_DATA SEGMENT_:
========================================

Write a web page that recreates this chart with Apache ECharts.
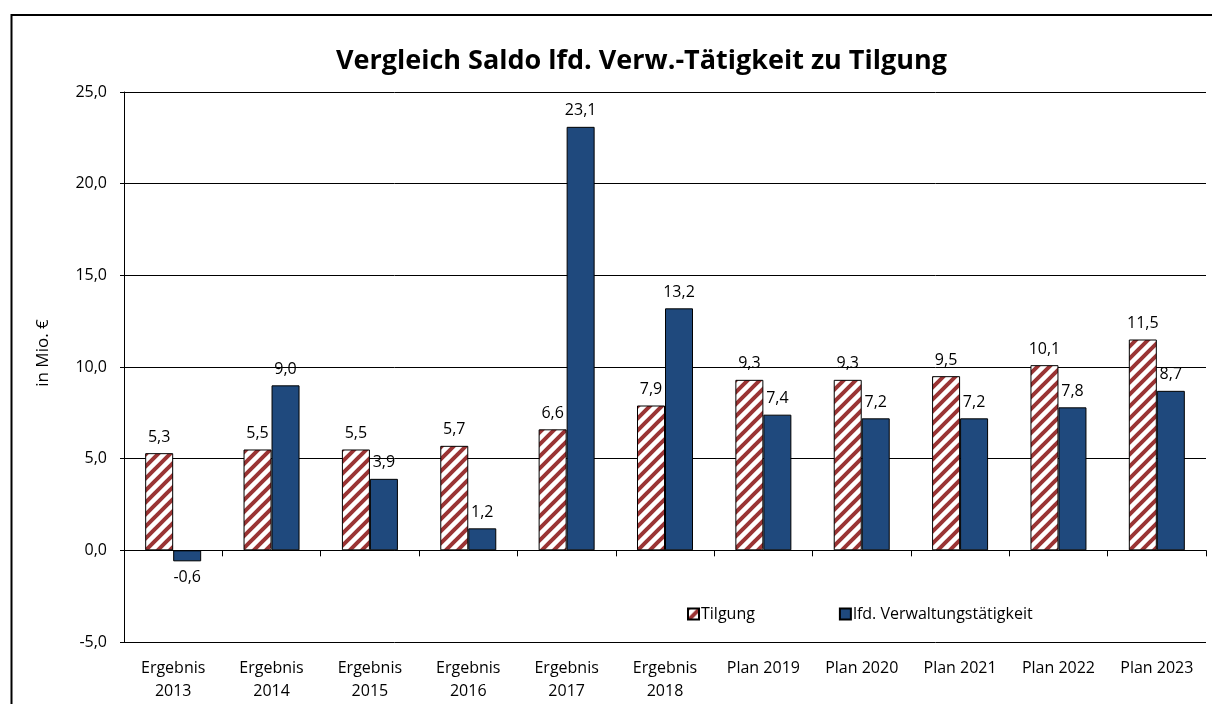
<!DOCTYPE html>
<html>
<head>
<meta charset="utf-8">
<script src="https://cdn.jsdelivr.net/npm/echarts@6/dist/echarts.min.js"></script>
<style>
  html, body { margin: 0; padding: 0; background: #fff; }
  #chart { width: 1212px; height: 704px; }
</style>
</head>
<body>
<div id="chart"></div>
<script>
// Werte aus der Grafik (in Mio. €)
var categories = ['Ergebnis\n2013', 'Ergebnis\n2014', 'Ergebnis\n2015', 'Ergebnis\n2016', 'Ergebnis\n2017',
  'Ergebnis\n2018', 'Plan 2019', 'Plan 2020', 'Plan 2021', 'Plan 2022', 'Plan 2023'];
var tilgung = [5.3, 5.5, 5.5, 5.7, 6.6, 7.9, 9.3, 9.3, 9.5, 10.1, 11.5];
var lfdVerwaltung = [-0.6, 9.0, 3.9, 1.2, 23.1, 13.2, 7.4, 7.2, 7.2, 7.8, 8.7];
var yTicks = { min: -5, max: 25, interval: 5 };

var FONT = '"Open Sans", "Noto Sans", sans-serif';

function fmt(v) {
  return Number(v).toFixed(1).replace('.', ',');
}

// Schraffur für Tilgung (weiß mit roten Diagonalen)
function hatch() {
  var c = document.createElement('canvas');
  c.width = 12; c.height = 12;
  var ctx = c.getContext('2d');
  ctx.fillStyle = '#ffffff';
  ctx.fillRect(0, 0, 12, 12);
  ctx.strokeStyle = '#9a3434';
  ctx.lineWidth = 4;
  ctx.beginPath();
  for (var k = -12; k <= 24; k += 12) {
    ctx.moveTo(k - 2, 14);
    ctx.lineTo(k + 14, -2);
  }
  ctx.stroke();
  return c;
}

function withNegLabels(arr) {
  return arr.map(function (v) {
    return v < 0 ? { value: v, label: { position: 'bottom' } } : v;
  });
}

var myChart = echarts.init(document.getElementById('chart'));
var option = {
  backgroundColor: '#fff',
  animation: false,
  title: {
    text: 'Vergleich Saldo lfd. Verw.-Tätigkeit zu Tilgung',
    left: 331,
    top: 43,
    textStyle: { fontFamily: FONT, fontSize: 27, fontWeight: 'bold', color: '#000' }
  },
  legend: {
    left: 682,
    top: 601,
    icon: 'rect',
    itemWidth: 11,
    itemHeight: 11,
    itemGap: 84,
    textStyle: { fontFamily: FONT, fontSize: 16, color: '#000', padding: [0, 0, 0, -3] },
    data: ['Tilgung', 'lfd. Verwaltungstätigkeit']
  },
  grid: { left: 124, right: 6, top: 92, bottom: 62 },
  graphic: [
    {
      type: 'rect',
      shape: { x: 11.5, y: 15, width: 1400, height: 900 },
      style: { fill: 'none', stroke: '#000', lineWidth: 2 },
      silent: true
    },
    {
      type: 'text',
      x: 43, y: 353,
      rotation: Math.PI / 2,
      style: {
        text: 'in Mio. €',
        fontFamily: FONT, fontSize: 17, fill: '#000',
        textAlign: 'center', textVerticalAlign: 'middle'
      }
    }
  ],
  xAxis: [
    {
      type: 'category',
      data: categories,
      axisLine: { onZero: true, lineStyle: { color: '#000', width: 1 } },
      axisTick: { show: true, length: 6, lineStyle: { color: '#000' } },
      axisLabel: { show: false }
    },
    {
      type: 'category',
      data: categories,
      position: 'bottom',
      axisLine: { show: false, onZero: false },
      axisTick: { show: false },
      axisLabel: {
        margin: 15,
        fontFamily: FONT, fontSize: 16, color: '#000', lineHeight: 23,
        interval: 0, align: 'center'
      }
    }
  ],
  yAxis: {
    type: 'value',
    min: yTicks.min,
    max: yTicks.max,
    interval: yTicks.interval,
    axisLine: { show: true, lineStyle: { color: '#000' } },
    axisTick: { show: true, length: 4, lineStyle: { color: '#000' } },
    axisLabel: {
      margin: 17,
      fontFamily: FONT, fontSize: 16, color: '#000',
      formatter: function (v) { return fmt(v); }
    },
    splitLine: { show: true, lineStyle: { color: '#000', width: 1 } }
  },
  series: [
    {
      name: 'Tilgung',
      type: 'bar',
      xAxisIndex: 0,
      barWidth: 28,
      barGap: '0%',
      data: withNegLabels(tilgung),
      itemStyle: { color: { image: hatch(), repeat: 'repeat' }, borderColor: '#000', borderWidth: 1 },
      label: {
        show: true, position: 'top', distance: 8,
        fontFamily: FONT, fontSize: 16, color: '#000',
        formatter: function (p) { return fmt(p.value); }
      }
    },
    {
      name: 'lfd. Verwaltungstätigkeit',
      type: 'bar',
      xAxisIndex: 0,
      barWidth: 28,
      barGap: '0%',
      data: withNegLabels(lfdVerwaltung),
      itemStyle: { color: '#1f497d', borderColor: '#000', borderWidth: 1 },
      label: {
        show: true, position: 'top', distance: 8,
        fontFamily: FONT, fontSize: 16, color: '#000',
        formatter: function (p) { return fmt(p.value); }
      }
    }
  ]
};
myChart.setOption(option);
</script>
</body>
</html>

========================================

_EXERCISE REQUIREMENTS_: Omit the pictures and give the material again, exactly and in full.

_EXERCISE ANSWER_:
Write a web page that recreates this chart with Apache ECharts.
<!DOCTYPE html>
<html>
<head>
<meta charset="utf-8">
<script src="https://cdn.jsdelivr.net/npm/echarts@6/dist/echarts.min.js"></script>
<style>
  html, body { margin: 0; padding: 0; background: #fff; }
  #chart { width: 1212px; height: 704px; }
</style>
</head>
<body>
<div id="chart"></div>
<script>
// Werte aus der Grafik (in Mio. €)
var categories = ['Ergebnis\n2013', 'Ergebnis\n2014', 'Ergebnis\n2015', 'Ergebnis\n2016', 'Ergebnis\n2017',
  'Ergebnis\n2018', 'Plan 2019', 'Plan 2020', 'Plan 2021', 'Plan 2022', 'Plan 2023'];
var tilgung = [5.3, 5.5, 5.5, 5.7, 6.6, 7.9, 9.3, 9.3, 9.5, 10.1, 11.5];
var lfdVerwaltung = [-0.6, 9.0, 3.9, 1.2, 23.1, 13.2, 7.4, 7.2, 7.2, 7.8, 8.7];
var yTicks = { min: -5, max: 25, interval: 5 };

var FONT = '"Open Sans", "Noto Sans", sans-serif';

function fmt(v) {
  return Number(v).toFixed(1).replace('.', ',');
}

// Schraffur für Tilgung (weiß mit roten Diagonalen)
function hatch() {
  var c = document.createElement('canvas');
  c.width = 12; c.height = 12;
  var ctx = c.getContext('2d');
  ctx.fillStyle = '#ffffff';
  ctx.fillRect(0, 0, 12, 12);
  ctx.strokeStyle = '#9a3434';
  ctx.lineWidth = 4;
  ctx.beginPath();
  for (var k = -12; k <= 24; k += 12) {
    ctx.moveTo(k - 2, 14);
    ctx.lineTo(k + 14, -2);
  }
  ctx.stroke();
  return c;
}

function withNegLabels(arr) {
  return arr.map(function (v) {
    return v < 0 ? { value: v, label: { position: 'bottom' } } : v;
  });
}

var myChart = echarts.init(document.getElementById('chart'));
var option = {
  backgroundColor: '#fff',
  animation: false,
  title: {
    text: 'Vergleich Saldo lfd. Verw.-Tätigkeit zu Tilgung',
    left: 331,
    top: 43,
    textStyle: { fontFamily: FONT, fontSize: 27, fontWeight: 'bold', color: '#000' }
  },
  legend: {
    left: 682,
    top: 601,
    icon: 'rect',
    itemWidth: 11,
    itemHeight: 11,
    itemGap: 84,
    textStyle: { fontFamily: FONT, fontSize: 16, color: '#000', padding: [0, 0, 0, -3] },
    data: ['Tilgung', 'lfd. Verwaltungstätigkeit']
  },
  grid: { left: 124, right: 6, top: 92, bottom: 62 },
  graphic: [
    {
      type: 'rect',
      shape: { x: 11.5, y: 15, width: 1400, height: 900 },
      style: { fill: 'none', stroke: '#000', lineWidth: 2 },
      silent: true
    },
    {
      type: 'text',
      x: 43, y: 353,
      rotation: Math.PI / 2,
      style: {
        text: 'in Mio. €',
        fontFamily: FONT, fontSize: 17, fill: '#000',
        textAlign: 'center', textVerticalAlign: 'middle'
      }
    }
  ],
  xAxis: [
    {
      type: 'category',
      data: categories,
      axisLine: { onZero: true, lineStyle: { color: '#000', width: 1 } },
      axisTick: { show: true, length: 6, lineStyle: { color: '#000' } },
      axisLabel: { show: false }
    },
    {
      type: 'category',
      data: categories,
      position: 'bottom',
      axisLine: { show: false, onZero: false },
      axisTick: { show: false },
      axisLabel: {
        margin: 15,
        fontFamily: FONT, fontSize: 16, color: '#000', lineHeight: 23,
        interval: 0, align: 'center'
      }
    }
  ],
  yAxis: {
    type: 'value',
    min: yTicks.min,
    max: yTicks.max,
    interval: yTicks.interval,
    axisLine: { show: true, lineStyle: { color: '#000' } },
    axisTick: { show: true, length: 4, lineStyle: { color: '#000' } },
    axisLabel: {
      margin: 17,
      fontFamily: FONT, fontSize: 16, color: '#000',
      formatter: function (v) { return fmt(v); }
    },
    splitLine: { show: true, lineStyle: { color: '#000', width: 1 } }
  },
  series: [
    {
      name: 'Tilgung',
      type: 'bar',
      xAxisIndex: 0,
      barWidth: 28,
      barGap: '0%',
      data: withNegLabels(tilgung),
      itemStyle: { color: { image: hatch(), repeat: 'repeat' }, borderColor: '#000', borderWidth: 1 },
      label: {
        show: true, position: 'top', distance: 8,
        fontFamily: FONT, fontSize: 16, color: '#000',
        formatter: function (p) { return fmt(p.value); }
      }
    },
    {
      name: 'lfd. Verwaltungstätigkeit',
      type: 'bar',
      xAxisIndex: 0,
      barWidth: 28,
      barGap: '0%',
      data: withNegLabels(lfdVerwaltung),
      itemStyle: { color: '#1f497d', borderColor: '#000', borderWidth: 1 },
      label: {
        show: true, position: 'top', distance: 8,
        fontFamily: FONT, fontSize: 16, color: '#000',
        formatter: function (p) { return fmt(p.value); }
      }
    }
  ]
};
myChart.setOption(option);
</script>
</body>
</html>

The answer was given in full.